Franklin Graham air doubts on President Obama's visit to Cuba to meet its communist dictator

Franklin Graham says 'Cuba is still a Communist dictatorship that holds its more than 11 million people hostage to their whims.'Reuters

 Although U.S. President Barack Obama is calling his visit to Cuba a success, Reverend Franklin Graham has some serious doubts about it.

"President Obama and the First Lady are in Cuba. He would like the visit to highlight his diplomatic success; however, I doubt that he will see the real poverty and horrors that have been brought about by the Castro brothers' dictatorship," the evangelist wrote on his Facebook page on Monday.

Obama left Cuba on Tuesday and arrived in Buenos Aires to begin a two-day official visit to Argentina on Wednesday.

Graham said the Castro brothers are responsible for "the imprisonment and execution of thousands of innocent people," and they have also kept the country in "economic and political chains for decades."

Graham acknowledged that Obama did some good things during his visit to Cuba, but said these weren't enough. The Cuban government needs to undergo a drastic change, according to Graham.

"Even though there are some new freedoms and President Obama relaxed travel restrictions further this week to encourage tourism, everyone needs to realize that Cuba is still a Communist dictatorship that holds its more than 11 million people hostage to their whims," he said.

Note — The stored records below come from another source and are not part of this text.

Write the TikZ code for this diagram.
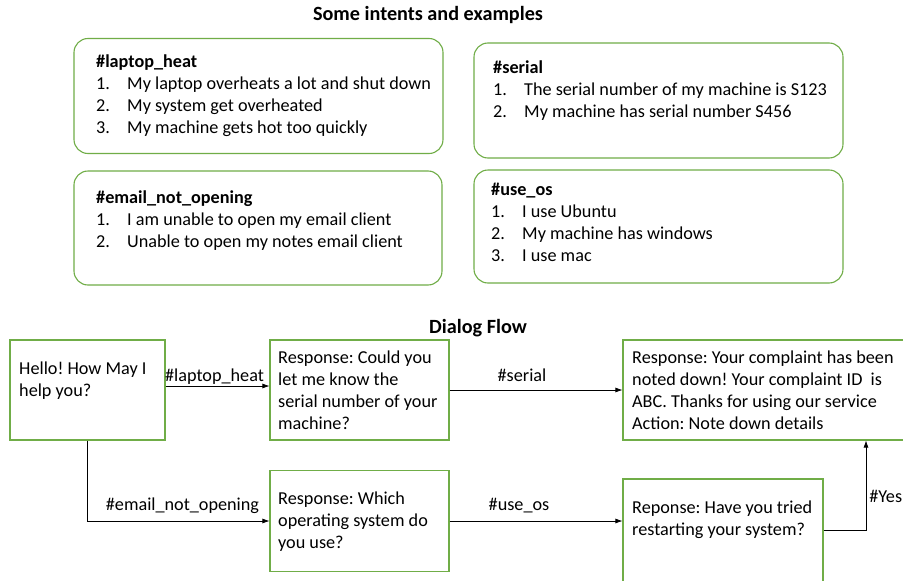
\documentclass[tikz,border=0pt]{standalone}
\usepackage{fontspec}
\setmainfont{Carlito}
\usetikzlibrary{arrows.meta}
\definecolor{boxgreen}{HTML}{70AD47}
\newcommand{\itm}[2]{\makebox[31pt][l]{#1}#2}
\frenchspacing
\begin{document}
\begin{tikzpicture}[x=1pt,y=-1pt,
  every node/.style={font=\fontsize{18.2}{22}\selectfont\frenchspacing, inner sep=0pt},
  intentbox/.style={draw=boxgreen, line width=1.1pt, rounded corners=14pt},
  flowbox/.style={draw=boxgreen, line width=1.1pt},
  txt/.style={anchor=north west, align=left},
  ttl/.style={font=\fontsize{20.2}{24}\selectfont\bfseries},
  arr/.style={draw=black, line width=0.7pt, -{Latex[length=7pt,width=5pt]}},
  lbl/.style={anchor=base}
]
\useasboundingbox (0,0) rectangle (903,581);
\fill[white] (0,0) rectangle (903,581);

% titles
\node[ttl] (t1) at (428,15) {Some intents and examples};
\node[ttl] (t2) at (478,328) {Dialog Flow};

% intent boxes
\node[intentbox, minimum width=369pt, minimum height=115pt] (ib1) at (258.5,96) {};
\node[intentbox, minimum width=369pt, minimum height=115pt] (ib2) at (658.5,100.5) {};
\node[intentbox, minimum width=368pt, minimum height=114pt] (ib3) at (258,228) {};
\node[intentbox, minimum width=369pt, minimum height=113pt] (ib4) at (658.5,226.5) {};

\node[txt] (it1) at (96,51.6) {\strut\textbf{\#laptop\_heat}\\
\itm{1.}{My laptop overheats a lot and shut down}\\
\itm{2.}{My system get overheated}\\
\itm{3.}{My machine gets hot too quickly}};
\node[txt] (it2) at (493,57.6) {\strut\textbf{\#serial}\\
\itm{1.}{The serial number of my machine is S123}\\
\itm{2.}{My machine has serial number S456}};
\node[txt] (it3) at (96,187.6) {\strut\textbf{\#email\_not\_opening}\\
\itm{1.}{I am unable to open my email client}\\
\itm{2.}{Unable to open my notes email client}};
\node[txt] (it4) at (491,179.6) {\strut\textbf{\#use\_os}\\
\itm{1.}{I use Ubuntu}\\
\itm{2.}{My machine has windows}\\
\itm{3.}{I use mac}};

% flow boxes
\node[flowbox, minimum width=155pt, minimum height=100pt] (A) at (87.5,390) {};
\node[flowbox, minimum width=179pt, minimum height=100pt] (B) at (359.5,390) {};
\node[flowbox, minimum width=282pt, minimum height=100pt] (C) at (764,390) {};
\node[flowbox, minimum width=179pt, minimum height=101pt] (D) at (359.5,521) {};
\node[flowbox, minimum width=200pt, minimum height=110pt] (E) at (723,534) {};

\node[txt] (At) at (19,358.6) {\strut Hello! How May I\\help you?};
\node[txt] (Bt) at (278,347.6) {\strut Response: Could you\\let me know the\\serial number of your\\machine?};
\node[txt] (Ct) at (632,347.6) {\strut Response: Your complaint has been\\noted down! Your complaint ID\ \ is\\ABC. Thanks for using our service\\Action: Note down details};
\node[txt] (Dt) at (278,488.6) {\strut Response: Which\\operating system do\\you use?};
\node[txt] (Et) at (632,497.6) {\strut Reponse: Have you tried\\restarting your system?};

% connectors
\draw[arr] ([yshift=4pt]A.east) -- node[lbl, xshift=-3pt, yshift=5pt] (l1) {\#laptop\_heat} ([yshift=4pt]B.west);
\draw[arr] (B.east) -- node[lbl, xshift=-14pt, yshift=9pt] (l2) {\#serial} (C.west);
\draw[arr] (A.south) |- node[lbl, pos=0.75, xshift=4pt, yshift=11pt] (l3) {\#email\_not\_opening} (D.west);
\draw[arr] (D.east) -- node[lbl, xshift=-17pt, yshift=11pt] (l4) {\#use\_os} (D.east -| E.west);
\draw[arr] ([yshift=4pt]E.east) -| node[pos=0.75, anchor=base west, xshift=3pt, yshift=-17pt] (l5) {\#Yes} ([xshift=102pt]C.south);
\end{tikzpicture}
\end{document}
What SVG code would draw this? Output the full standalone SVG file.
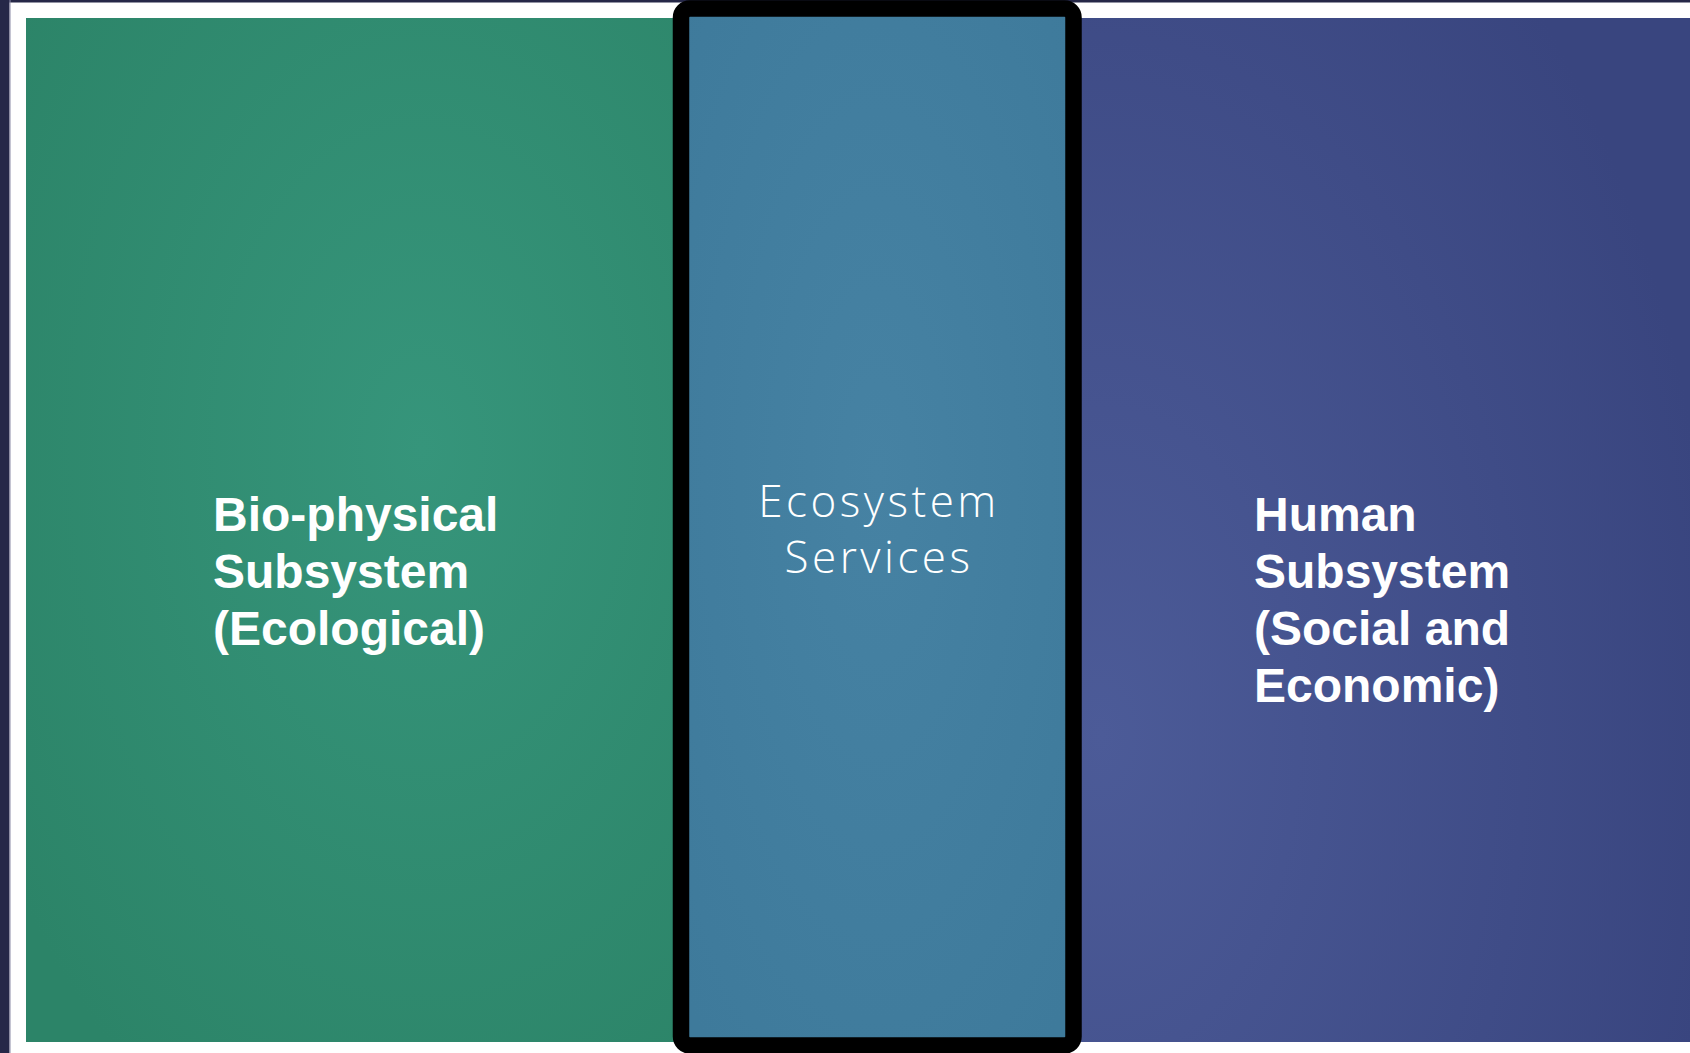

"Dissent is not tolerated — people of conscience are still arrested, such as the Ladies in White who were arrested the day the President arrived. Pastor Mario Felix Lleonart Barroso's story is also in the news as his home and church were surrounded and he was arrested just hours before President Obama's arrival," he added. "While there have been some significant improvements, freedom of worship is still restricted. Let's pray that we will see real change for the people of Cuba."

Meanwhile, many Christians are praising the Obama administration for finally calling the extermination of Christians and other religious minorities by the Islamic State in Syria and Iraq as "genocide." However, Graham is questioning what took Washington so long.

"It's time our government recognises it is Islam that fuels this hatred and death. Call it what it is," he said.